## begin

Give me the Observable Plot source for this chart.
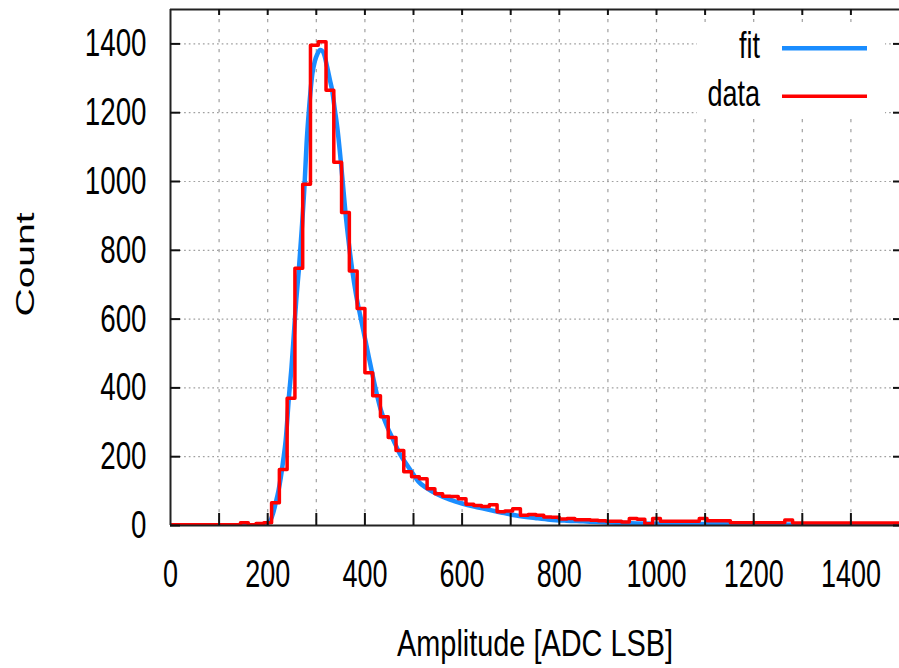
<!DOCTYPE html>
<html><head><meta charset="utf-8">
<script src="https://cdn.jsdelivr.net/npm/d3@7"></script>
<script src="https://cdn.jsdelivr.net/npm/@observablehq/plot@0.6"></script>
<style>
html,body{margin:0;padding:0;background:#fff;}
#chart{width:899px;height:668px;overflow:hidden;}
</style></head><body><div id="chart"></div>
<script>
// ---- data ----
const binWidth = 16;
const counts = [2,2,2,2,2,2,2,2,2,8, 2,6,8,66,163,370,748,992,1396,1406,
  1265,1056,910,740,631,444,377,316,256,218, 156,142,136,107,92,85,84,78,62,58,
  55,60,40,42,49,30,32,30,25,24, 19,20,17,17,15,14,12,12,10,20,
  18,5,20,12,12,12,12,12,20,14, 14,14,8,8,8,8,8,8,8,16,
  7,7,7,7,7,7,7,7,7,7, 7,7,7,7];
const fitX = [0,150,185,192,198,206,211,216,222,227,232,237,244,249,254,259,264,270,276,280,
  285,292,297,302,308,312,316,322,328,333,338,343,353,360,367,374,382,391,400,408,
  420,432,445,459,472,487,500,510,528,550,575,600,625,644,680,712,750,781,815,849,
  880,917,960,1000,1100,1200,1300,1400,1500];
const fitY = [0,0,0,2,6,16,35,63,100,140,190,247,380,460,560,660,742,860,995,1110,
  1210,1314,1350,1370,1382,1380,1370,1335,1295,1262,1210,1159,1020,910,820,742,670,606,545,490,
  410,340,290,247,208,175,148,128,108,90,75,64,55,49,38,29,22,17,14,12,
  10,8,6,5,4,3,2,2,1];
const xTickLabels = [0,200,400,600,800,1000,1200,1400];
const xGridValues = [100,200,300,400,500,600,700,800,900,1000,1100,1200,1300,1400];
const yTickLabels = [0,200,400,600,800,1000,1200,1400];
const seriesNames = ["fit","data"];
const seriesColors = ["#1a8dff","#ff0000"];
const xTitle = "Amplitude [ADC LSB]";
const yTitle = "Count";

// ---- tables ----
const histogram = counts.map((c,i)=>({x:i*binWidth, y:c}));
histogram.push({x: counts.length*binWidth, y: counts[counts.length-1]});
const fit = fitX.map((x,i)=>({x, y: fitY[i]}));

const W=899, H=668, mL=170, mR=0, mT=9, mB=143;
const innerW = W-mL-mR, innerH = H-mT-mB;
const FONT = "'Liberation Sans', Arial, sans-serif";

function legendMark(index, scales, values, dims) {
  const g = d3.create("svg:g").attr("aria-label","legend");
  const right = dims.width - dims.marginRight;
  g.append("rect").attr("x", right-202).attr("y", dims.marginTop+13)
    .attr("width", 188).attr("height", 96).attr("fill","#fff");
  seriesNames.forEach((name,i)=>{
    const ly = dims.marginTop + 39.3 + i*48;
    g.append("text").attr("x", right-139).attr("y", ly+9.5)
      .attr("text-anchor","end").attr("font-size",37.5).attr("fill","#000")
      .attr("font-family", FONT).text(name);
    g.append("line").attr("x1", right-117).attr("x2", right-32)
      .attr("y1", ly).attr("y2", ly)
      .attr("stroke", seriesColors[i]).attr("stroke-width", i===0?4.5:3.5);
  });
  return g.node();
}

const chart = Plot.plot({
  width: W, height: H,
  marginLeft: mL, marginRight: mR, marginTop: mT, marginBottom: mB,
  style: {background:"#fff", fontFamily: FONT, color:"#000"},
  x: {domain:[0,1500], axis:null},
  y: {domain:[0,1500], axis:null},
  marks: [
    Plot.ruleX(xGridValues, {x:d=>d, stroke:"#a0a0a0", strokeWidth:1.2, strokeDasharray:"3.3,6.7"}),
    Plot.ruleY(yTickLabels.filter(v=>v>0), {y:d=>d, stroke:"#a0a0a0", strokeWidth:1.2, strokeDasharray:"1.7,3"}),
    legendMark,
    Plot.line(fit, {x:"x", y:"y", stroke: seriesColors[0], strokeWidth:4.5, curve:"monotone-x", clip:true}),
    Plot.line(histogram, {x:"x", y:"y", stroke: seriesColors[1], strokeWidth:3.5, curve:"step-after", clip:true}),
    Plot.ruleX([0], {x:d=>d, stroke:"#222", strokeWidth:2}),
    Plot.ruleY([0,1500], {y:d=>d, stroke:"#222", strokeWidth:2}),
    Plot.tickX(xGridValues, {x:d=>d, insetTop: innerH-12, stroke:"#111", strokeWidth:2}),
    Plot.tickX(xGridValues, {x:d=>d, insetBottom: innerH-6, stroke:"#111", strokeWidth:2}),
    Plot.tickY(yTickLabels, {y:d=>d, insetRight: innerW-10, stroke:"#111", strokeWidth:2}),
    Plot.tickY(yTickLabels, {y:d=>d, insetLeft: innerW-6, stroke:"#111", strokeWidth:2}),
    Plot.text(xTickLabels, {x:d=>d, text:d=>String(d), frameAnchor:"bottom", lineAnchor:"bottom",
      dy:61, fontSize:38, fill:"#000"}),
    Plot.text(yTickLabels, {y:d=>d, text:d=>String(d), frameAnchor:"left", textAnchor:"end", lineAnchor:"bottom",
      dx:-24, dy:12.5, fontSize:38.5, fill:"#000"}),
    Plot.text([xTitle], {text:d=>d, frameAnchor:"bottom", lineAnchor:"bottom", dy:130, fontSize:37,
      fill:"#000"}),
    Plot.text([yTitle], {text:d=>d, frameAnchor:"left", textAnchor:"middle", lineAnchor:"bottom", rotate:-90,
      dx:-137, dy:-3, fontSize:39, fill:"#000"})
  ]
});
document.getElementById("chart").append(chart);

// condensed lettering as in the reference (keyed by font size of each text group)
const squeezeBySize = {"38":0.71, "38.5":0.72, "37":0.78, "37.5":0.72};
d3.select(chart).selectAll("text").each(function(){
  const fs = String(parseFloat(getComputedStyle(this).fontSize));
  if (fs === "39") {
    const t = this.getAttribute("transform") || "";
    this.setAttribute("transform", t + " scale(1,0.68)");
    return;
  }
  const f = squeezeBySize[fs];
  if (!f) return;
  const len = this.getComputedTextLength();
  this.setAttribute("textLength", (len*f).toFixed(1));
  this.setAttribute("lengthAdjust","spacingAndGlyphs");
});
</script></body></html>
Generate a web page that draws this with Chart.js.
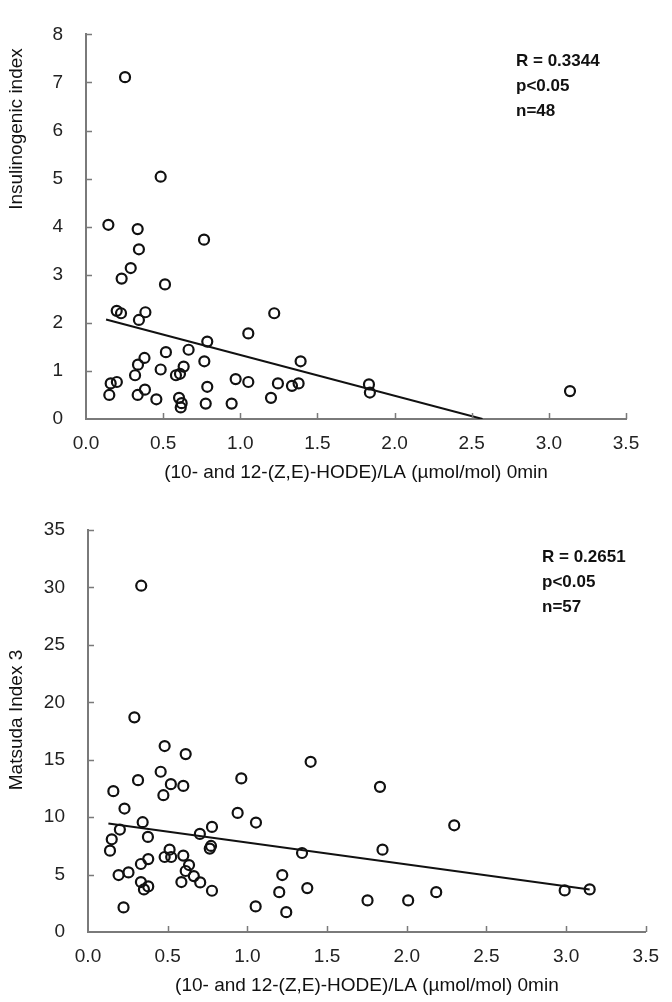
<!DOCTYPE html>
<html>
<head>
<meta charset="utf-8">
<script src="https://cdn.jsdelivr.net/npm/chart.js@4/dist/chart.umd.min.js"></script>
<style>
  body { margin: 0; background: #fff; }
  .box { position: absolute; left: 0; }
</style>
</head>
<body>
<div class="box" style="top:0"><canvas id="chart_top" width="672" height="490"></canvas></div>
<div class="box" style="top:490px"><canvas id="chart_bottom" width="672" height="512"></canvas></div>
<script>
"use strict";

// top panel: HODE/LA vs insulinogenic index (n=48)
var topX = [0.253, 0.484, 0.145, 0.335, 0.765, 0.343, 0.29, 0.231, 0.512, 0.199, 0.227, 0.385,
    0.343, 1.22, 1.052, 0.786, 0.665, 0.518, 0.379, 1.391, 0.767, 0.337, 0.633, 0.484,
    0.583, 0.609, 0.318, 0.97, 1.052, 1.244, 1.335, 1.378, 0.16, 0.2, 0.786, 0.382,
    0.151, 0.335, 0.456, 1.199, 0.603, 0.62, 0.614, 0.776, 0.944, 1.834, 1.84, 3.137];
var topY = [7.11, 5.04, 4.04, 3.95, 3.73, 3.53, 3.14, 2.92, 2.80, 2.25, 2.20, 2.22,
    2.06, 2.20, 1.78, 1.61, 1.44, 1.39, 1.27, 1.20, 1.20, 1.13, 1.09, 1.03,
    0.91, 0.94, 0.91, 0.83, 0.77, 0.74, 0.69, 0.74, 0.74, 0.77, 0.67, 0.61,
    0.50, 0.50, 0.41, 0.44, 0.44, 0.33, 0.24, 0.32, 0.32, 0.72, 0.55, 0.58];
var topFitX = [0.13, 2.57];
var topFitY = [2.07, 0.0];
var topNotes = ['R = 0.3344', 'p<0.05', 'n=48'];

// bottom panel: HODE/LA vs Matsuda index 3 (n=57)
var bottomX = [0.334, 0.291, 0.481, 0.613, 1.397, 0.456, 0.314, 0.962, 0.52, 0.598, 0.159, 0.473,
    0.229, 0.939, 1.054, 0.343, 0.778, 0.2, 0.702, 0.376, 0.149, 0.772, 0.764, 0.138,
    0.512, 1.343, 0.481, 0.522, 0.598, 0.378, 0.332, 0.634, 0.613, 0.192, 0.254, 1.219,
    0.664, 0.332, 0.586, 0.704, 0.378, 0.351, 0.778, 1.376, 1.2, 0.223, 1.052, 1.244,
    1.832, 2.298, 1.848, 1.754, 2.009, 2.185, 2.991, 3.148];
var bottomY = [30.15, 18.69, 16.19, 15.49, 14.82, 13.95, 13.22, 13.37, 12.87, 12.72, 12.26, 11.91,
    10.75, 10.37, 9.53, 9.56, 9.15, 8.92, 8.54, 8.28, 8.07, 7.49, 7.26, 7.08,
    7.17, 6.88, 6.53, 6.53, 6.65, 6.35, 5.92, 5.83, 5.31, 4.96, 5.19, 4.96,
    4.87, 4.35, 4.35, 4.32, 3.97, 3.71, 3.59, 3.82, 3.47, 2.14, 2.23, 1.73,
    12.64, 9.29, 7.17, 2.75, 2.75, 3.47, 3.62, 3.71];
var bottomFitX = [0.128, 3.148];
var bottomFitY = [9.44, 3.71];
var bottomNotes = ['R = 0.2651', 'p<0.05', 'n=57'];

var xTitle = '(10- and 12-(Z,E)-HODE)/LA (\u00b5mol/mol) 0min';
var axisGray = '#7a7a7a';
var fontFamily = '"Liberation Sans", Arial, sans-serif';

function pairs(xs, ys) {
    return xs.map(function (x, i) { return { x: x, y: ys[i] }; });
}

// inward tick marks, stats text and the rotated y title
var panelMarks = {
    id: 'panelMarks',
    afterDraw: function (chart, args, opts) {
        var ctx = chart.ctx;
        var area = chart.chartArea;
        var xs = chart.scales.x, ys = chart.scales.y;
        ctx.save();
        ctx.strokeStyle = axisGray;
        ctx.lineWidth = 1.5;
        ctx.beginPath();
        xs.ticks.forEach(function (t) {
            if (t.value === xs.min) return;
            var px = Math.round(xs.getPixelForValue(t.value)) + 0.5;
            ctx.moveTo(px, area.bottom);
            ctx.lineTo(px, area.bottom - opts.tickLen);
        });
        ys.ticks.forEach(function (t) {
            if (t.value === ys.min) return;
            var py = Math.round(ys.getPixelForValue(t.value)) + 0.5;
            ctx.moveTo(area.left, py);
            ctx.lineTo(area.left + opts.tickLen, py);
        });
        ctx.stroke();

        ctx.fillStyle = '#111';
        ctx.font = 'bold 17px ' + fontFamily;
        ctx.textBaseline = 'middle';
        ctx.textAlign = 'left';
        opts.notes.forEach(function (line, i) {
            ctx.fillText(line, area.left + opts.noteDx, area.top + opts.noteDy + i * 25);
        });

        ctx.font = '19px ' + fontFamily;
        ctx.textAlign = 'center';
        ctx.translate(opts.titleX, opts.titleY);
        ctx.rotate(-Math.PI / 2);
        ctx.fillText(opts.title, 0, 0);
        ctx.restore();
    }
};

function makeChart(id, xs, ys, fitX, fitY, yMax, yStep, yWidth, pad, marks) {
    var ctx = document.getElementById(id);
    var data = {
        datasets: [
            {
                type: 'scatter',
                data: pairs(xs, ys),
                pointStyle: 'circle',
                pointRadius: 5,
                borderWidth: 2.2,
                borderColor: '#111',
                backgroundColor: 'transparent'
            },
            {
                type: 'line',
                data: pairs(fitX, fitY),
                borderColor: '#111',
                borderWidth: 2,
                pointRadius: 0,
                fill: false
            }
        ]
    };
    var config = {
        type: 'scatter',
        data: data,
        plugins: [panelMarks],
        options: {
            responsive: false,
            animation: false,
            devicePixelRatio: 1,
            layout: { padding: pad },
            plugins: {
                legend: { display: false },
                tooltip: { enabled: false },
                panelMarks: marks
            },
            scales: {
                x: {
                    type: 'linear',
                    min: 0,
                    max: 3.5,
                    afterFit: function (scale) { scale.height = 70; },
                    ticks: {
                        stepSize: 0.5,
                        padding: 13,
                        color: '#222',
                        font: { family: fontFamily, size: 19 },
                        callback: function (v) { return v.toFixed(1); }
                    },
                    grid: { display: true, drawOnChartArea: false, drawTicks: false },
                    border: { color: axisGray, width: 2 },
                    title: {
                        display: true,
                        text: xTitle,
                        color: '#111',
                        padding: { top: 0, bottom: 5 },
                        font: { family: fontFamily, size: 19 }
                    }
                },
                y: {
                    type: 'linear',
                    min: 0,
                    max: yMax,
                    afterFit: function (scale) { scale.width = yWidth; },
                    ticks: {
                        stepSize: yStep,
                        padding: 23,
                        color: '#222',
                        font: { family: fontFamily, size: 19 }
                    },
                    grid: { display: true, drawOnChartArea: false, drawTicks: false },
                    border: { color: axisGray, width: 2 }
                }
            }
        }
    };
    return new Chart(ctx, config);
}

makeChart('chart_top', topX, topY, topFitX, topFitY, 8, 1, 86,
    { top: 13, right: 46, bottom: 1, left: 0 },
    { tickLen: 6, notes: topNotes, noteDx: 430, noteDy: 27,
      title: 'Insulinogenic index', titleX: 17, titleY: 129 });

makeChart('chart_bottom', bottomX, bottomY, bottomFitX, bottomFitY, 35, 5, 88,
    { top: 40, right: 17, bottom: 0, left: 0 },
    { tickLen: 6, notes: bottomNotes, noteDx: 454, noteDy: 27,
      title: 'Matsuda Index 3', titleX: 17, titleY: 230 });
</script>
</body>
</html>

## end

» WHAT THE TASK REQUIRES
Pictures excluded, give again exactly and only the lines of the material above from the line with "Generate a web" through the line with "var topNotes = ['R".

» WRITTEN ANSWER
Generate a web page that draws this with Chart.js.
<!DOCTYPE html>
<html>
<head>
<meta charset="utf-8">
<script src="https://cdn.jsdelivr.net/npm/chart.js@4/dist/chart.umd.min.js"></script>
<style>
  body { margin: 0; background: #fff; }
  .box { position: absolute; left: 0; }
</style>
</head>
<body>
<div class="box" style="top:0"><canvas id="chart_top" width="672" height="490"></canvas></div>
<div class="box" style="top:490px"><canvas id="chart_bottom" width="672" height="512"></canvas></div>
<script>
"use strict";

// top panel: HODE/LA vs insulinogenic index (n=48)
var topX = [0.253, 0.484, 0.145, 0.335, 0.765, 0.343, 0.29, 0.231, 0.512, 0.199, 0.227, 0.385,
    0.343, 1.22, 1.052, 0.786, 0.665, 0.518, 0.379, 1.391, 0.767, 0.337, 0.633, 0.484,
    0.583, 0.609, 0.318, 0.97, 1.052, 1.244, 1.335, 1.378, 0.16, 0.2, 0.786, 0.382,
    0.151, 0.335, 0.456, 1.199, 0.603, 0.62, 0.614, 0.776, 0.944, 1.834, 1.84, 3.137];
var topY = [7.11, 5.04, 4.04, 3.95, 3.73, 3.53, 3.14, 2.92, 2.80, 2.25, 2.20, 2.22,
    2.06, 2.20, 1.78, 1.61, 1.44, 1.39, 1.27, 1.20, 1.20, 1.13, 1.09, 1.03,
    0.91, 0.94, 0.91, 0.83, 0.77, 0.74, 0.69, 0.74, 0.74, 0.77, 0.67, 0.61,
    0.50, 0.50, 0.41, 0.44, 0.44, 0.33, 0.24, 0.32, 0.32, 0.72, 0.55, 0.58];
var topFitX = [0.13, 2.57];
var topFitY = [2.07, 0.0];
var topNotes = ['R = 0.3344', 'p<0.05', 'n=48'];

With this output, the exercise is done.